Short exercise: Repeat, exactly and only, the lines from the beginning of the data through the line with "from matplotlib.colors import". Pictures are left out.

Information provided:
>> BEGIN

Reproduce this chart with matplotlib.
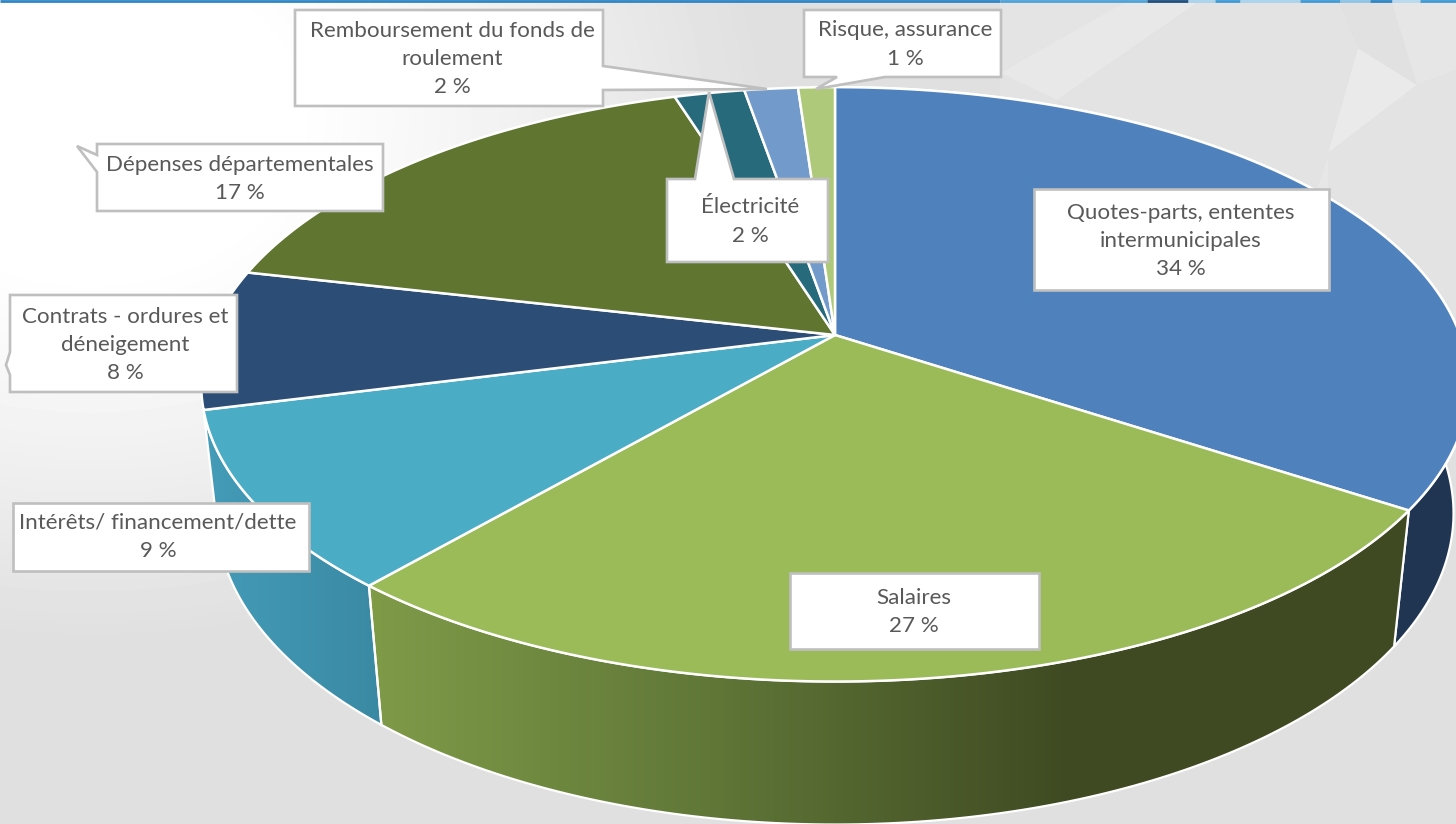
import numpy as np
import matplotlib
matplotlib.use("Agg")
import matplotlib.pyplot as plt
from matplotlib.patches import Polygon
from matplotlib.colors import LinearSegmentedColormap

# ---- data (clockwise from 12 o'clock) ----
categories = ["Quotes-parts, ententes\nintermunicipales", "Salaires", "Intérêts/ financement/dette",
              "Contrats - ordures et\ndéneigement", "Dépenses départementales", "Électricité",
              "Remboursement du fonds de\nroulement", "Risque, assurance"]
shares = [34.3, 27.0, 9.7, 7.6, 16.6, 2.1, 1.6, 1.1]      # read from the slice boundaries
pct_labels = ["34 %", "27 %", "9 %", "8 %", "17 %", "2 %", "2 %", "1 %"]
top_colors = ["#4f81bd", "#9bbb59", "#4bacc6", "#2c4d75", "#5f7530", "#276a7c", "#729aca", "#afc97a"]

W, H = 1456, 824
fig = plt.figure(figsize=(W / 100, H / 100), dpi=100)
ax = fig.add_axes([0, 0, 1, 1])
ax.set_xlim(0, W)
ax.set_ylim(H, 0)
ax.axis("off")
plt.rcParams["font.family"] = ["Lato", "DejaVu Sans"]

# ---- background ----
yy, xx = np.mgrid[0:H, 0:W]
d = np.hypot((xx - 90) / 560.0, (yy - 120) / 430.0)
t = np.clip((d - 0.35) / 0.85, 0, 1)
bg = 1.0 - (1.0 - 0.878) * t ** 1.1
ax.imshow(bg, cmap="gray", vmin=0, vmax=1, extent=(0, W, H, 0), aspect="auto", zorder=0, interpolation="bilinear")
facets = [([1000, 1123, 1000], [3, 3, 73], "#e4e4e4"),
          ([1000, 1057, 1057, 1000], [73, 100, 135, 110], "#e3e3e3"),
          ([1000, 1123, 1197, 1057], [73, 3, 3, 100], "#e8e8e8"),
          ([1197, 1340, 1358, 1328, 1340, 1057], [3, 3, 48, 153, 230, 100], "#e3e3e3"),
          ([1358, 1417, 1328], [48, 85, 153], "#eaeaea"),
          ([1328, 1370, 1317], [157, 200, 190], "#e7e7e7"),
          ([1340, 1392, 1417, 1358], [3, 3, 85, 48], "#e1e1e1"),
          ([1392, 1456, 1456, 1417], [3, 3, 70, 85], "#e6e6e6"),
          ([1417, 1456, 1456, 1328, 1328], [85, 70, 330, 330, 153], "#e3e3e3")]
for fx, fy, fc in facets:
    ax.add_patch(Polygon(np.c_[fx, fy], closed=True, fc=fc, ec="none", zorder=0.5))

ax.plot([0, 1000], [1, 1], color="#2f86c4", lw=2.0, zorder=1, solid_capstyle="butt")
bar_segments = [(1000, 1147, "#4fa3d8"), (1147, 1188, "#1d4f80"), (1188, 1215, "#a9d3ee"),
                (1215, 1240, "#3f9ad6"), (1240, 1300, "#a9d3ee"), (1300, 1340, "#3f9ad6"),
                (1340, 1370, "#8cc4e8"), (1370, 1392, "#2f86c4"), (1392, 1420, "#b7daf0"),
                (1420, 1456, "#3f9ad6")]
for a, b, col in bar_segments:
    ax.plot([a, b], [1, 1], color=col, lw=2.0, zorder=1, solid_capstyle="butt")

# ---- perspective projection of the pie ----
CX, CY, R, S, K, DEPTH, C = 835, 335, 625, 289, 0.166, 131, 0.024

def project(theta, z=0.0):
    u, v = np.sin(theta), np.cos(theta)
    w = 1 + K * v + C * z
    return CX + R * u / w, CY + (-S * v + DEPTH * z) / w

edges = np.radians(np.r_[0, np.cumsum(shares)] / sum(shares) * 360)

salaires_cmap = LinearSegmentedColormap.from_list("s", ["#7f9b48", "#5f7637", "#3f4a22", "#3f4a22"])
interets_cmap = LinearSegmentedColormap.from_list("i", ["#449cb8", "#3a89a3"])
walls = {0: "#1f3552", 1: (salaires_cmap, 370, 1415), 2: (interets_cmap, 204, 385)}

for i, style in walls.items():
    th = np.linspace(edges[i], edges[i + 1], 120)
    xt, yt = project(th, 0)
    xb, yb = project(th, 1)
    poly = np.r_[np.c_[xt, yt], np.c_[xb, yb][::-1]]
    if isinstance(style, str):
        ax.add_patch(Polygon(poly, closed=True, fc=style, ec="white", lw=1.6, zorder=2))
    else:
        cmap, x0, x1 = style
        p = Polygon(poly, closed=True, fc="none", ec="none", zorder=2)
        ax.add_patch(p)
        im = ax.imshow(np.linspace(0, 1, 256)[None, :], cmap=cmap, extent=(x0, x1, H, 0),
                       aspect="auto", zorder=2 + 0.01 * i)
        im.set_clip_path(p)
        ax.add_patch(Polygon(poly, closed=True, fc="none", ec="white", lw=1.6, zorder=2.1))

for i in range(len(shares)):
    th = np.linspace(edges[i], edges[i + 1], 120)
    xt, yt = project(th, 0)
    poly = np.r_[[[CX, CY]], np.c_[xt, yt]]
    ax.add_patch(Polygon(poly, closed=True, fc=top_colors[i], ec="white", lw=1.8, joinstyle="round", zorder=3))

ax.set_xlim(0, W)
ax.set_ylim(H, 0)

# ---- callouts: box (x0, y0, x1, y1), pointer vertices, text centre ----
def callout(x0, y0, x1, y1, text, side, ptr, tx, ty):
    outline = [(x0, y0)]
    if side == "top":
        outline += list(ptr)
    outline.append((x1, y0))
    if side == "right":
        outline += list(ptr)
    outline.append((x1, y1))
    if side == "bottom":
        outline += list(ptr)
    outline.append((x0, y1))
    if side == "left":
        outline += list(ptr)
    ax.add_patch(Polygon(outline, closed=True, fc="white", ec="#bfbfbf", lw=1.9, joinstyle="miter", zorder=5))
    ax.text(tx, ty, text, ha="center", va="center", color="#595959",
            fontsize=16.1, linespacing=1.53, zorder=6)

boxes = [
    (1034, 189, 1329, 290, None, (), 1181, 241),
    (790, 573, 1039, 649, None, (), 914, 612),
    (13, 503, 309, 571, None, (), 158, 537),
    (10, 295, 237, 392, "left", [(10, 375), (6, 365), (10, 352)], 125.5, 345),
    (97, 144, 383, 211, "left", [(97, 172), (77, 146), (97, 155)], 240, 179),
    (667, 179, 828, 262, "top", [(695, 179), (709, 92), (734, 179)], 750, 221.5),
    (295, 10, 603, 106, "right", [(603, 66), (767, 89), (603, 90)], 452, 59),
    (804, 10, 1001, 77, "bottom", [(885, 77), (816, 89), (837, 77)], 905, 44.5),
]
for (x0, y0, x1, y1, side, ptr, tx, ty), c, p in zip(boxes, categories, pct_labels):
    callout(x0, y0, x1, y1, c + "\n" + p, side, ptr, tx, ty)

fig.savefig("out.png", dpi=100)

>> END

Right answer:
Reproduce this chart with matplotlib.
import numpy as np
import matplotlib
matplotlib.use("Agg")
import matplotlib.pyplot as plt
from matplotlib.patches import Polygon
from matplotlib.colors import LinearSegmentedColormap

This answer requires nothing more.